STATED PROBLEM:
Among the entries below, find the lines with "matplotlib" and copy them.

PROVIDED DATA:
begin

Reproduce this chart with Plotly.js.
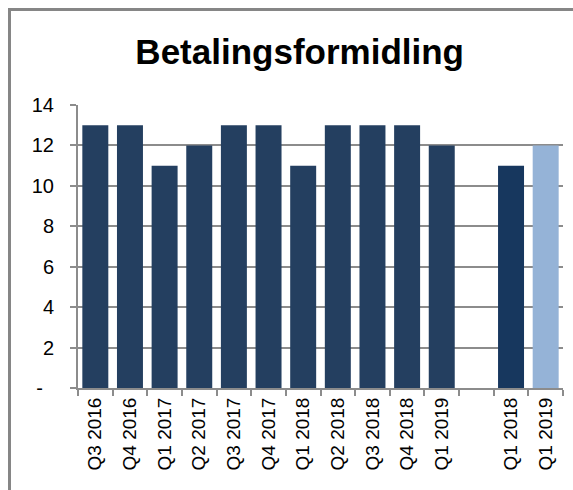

end
begin

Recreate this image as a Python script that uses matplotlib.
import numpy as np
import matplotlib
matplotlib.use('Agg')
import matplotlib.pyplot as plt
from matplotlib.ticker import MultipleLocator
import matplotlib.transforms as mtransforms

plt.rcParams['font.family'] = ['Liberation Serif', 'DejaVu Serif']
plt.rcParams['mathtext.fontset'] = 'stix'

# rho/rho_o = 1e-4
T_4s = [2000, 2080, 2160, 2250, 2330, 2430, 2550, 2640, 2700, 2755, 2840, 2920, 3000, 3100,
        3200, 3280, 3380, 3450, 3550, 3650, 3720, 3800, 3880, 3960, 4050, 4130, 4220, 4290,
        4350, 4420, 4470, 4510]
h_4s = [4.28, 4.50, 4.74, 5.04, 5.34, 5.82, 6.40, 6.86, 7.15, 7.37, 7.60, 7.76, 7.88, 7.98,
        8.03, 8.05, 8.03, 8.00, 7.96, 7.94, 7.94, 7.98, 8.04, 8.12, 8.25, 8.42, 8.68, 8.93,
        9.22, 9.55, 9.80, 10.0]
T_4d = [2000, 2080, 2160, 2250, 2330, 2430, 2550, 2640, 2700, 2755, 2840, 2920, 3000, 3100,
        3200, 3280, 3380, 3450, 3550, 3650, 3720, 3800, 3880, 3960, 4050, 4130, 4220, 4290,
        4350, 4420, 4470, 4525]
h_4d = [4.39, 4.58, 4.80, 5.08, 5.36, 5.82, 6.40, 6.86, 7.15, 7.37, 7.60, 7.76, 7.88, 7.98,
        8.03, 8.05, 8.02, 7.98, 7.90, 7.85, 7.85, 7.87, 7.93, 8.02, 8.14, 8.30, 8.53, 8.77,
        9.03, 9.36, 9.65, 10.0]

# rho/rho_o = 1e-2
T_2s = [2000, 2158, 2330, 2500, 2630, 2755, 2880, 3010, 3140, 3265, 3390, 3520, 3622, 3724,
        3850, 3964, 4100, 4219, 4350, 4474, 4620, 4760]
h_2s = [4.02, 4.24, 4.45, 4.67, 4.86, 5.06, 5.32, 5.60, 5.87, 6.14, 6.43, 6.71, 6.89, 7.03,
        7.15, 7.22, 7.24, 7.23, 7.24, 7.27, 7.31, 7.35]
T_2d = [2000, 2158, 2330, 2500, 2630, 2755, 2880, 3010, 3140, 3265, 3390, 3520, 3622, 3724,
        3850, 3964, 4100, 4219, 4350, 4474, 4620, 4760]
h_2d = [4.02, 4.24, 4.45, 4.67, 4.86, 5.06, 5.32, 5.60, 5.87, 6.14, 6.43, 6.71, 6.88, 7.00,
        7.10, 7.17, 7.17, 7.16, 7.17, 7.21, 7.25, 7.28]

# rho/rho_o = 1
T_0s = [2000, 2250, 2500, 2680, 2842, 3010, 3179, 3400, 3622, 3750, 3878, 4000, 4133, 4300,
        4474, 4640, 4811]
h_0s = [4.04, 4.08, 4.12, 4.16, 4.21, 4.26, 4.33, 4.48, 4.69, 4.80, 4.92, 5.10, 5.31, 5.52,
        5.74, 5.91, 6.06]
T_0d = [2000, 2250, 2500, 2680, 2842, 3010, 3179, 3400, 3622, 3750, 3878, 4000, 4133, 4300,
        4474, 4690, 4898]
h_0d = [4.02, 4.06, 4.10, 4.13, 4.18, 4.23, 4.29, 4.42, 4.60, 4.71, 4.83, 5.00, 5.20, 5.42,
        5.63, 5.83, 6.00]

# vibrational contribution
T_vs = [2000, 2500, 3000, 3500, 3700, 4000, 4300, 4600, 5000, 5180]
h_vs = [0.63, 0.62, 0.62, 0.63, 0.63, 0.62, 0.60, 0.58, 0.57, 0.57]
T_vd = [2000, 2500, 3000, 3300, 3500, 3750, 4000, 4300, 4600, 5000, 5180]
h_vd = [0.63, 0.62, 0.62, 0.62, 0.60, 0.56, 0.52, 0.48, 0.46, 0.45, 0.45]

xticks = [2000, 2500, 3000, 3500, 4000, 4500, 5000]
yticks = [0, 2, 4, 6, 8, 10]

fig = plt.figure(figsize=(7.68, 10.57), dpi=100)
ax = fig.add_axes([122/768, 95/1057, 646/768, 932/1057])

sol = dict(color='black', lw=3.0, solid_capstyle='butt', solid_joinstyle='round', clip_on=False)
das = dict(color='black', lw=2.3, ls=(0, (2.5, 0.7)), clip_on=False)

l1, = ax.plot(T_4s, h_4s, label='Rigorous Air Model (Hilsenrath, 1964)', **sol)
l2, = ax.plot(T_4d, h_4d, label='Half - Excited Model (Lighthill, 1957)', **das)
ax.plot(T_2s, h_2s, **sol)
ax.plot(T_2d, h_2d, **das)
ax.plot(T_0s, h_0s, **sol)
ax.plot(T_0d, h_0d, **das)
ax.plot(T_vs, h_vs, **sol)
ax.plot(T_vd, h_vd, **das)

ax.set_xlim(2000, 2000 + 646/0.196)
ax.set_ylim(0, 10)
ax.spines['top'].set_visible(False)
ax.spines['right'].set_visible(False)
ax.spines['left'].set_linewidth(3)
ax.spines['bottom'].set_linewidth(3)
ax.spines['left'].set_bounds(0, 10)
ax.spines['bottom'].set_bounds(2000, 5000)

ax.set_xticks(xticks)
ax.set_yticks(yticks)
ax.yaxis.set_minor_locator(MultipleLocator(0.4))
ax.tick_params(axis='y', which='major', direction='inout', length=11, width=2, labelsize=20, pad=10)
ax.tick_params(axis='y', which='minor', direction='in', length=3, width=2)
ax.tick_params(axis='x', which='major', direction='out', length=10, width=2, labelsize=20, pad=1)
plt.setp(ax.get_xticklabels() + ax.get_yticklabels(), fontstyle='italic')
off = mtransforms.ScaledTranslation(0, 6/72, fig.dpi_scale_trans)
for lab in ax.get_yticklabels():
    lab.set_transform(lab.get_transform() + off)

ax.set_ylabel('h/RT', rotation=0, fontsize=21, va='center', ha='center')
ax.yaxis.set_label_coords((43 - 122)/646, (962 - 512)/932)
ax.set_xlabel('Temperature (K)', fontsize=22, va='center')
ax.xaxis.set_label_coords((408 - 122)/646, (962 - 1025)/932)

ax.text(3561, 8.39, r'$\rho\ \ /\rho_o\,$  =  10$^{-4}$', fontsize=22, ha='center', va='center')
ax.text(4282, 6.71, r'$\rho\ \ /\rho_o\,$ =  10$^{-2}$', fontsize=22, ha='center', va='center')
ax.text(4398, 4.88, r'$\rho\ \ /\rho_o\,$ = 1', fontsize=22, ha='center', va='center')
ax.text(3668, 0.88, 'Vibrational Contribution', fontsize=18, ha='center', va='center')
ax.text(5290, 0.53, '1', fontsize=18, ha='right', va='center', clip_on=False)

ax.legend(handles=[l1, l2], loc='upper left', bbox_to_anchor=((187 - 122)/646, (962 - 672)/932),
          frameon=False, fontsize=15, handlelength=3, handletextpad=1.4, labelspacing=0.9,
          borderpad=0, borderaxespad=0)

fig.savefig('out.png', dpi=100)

end

THE OUTPUT:
Recreate this image as a Python script that uses matplotlib.
import matplotlib
matplotlib.use('Agg')
import matplotlib.pyplot as plt
from matplotlib.ticker import MultipleLocator
import matplotlib.transforms as mtransforms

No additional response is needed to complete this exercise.